Configuration Template

struct PosePipelineConfig {
    // Processing thresholds
    let minKeypointConfidence: Float = 0.2
    let smoothingAlpha: Double = 0.35
    let frameSkipThreshold: Int = 3
    
    // Hardware awareness
    let batteryWarningLevel: Float = 0.2
    let thermalThrottleState: ProcessInfo.ThermalState = .fair
    
    // Camera constraints
    let maxAcceptableAngleDegrees: Double = 30.0
    let exposureLockDuration: TimeInterval = 2.0
    
    // Memory management
    let keyframeRetentionRatio: Double = 0.15 // Keep 15% of frames for replay
    let maxSessionDurationMinutes: Int = 60
    
    // Activity-specific overrides
    let activityThresholds: [String: [String: Float]] = [
        "squat": ["hip": 0.15, "knee": 0.25, "ankle": 0.3],
        "boxing": ["wrist": 0.2, "shoulder": 0.35, "elbow": 0.3],
        "tennis": ["wrist": 0.25, "shoulder": 0.3, "hip": 0.35]
    ]
}

Quick Start Guide

1. Initialize Capture Session: Configure AVCaptureSession with medium quality preset. Lock exposure and focus after 2 seconds of stable capture.
2. Configure Vision Request: Instantiate VNDetectHumanBodyPoseRequest. Set maximumObservations = 1 if single-subject mode is enforced, or leave default for multi-subject tracking.
3. Attach Frame Processor: Pass incoming CVPixelBuffer samples to the PoseAnalysisEngine.
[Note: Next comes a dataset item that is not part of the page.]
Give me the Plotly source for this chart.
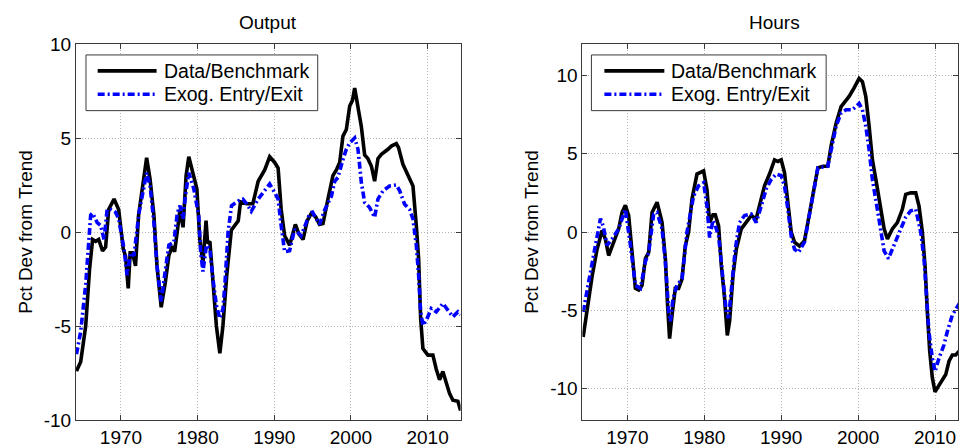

Apply frame budgeting based on ProcessInfo.thermalState and UIDevice.current.batteryLevel.
4. Validate & Iterate: Run a 10-minute session in target environment. Log inference latency, confidence drops, and thermal state transitions. Adjust smoothingAlpha and activityThresholds based on observed jitter patterns.
5. Deploy Monitoring: Instrument crash reporting with pose-specific error boundaries. Track user-reported accuracy sentiment alongside technical metrics to identify environmental edge cases.

Production pose estimation succeeds when the pipeline treats hardware constraints as first-class citizens. The model provides coordinates; the execution layer provides resilience. Optimize for continuity, not perfection.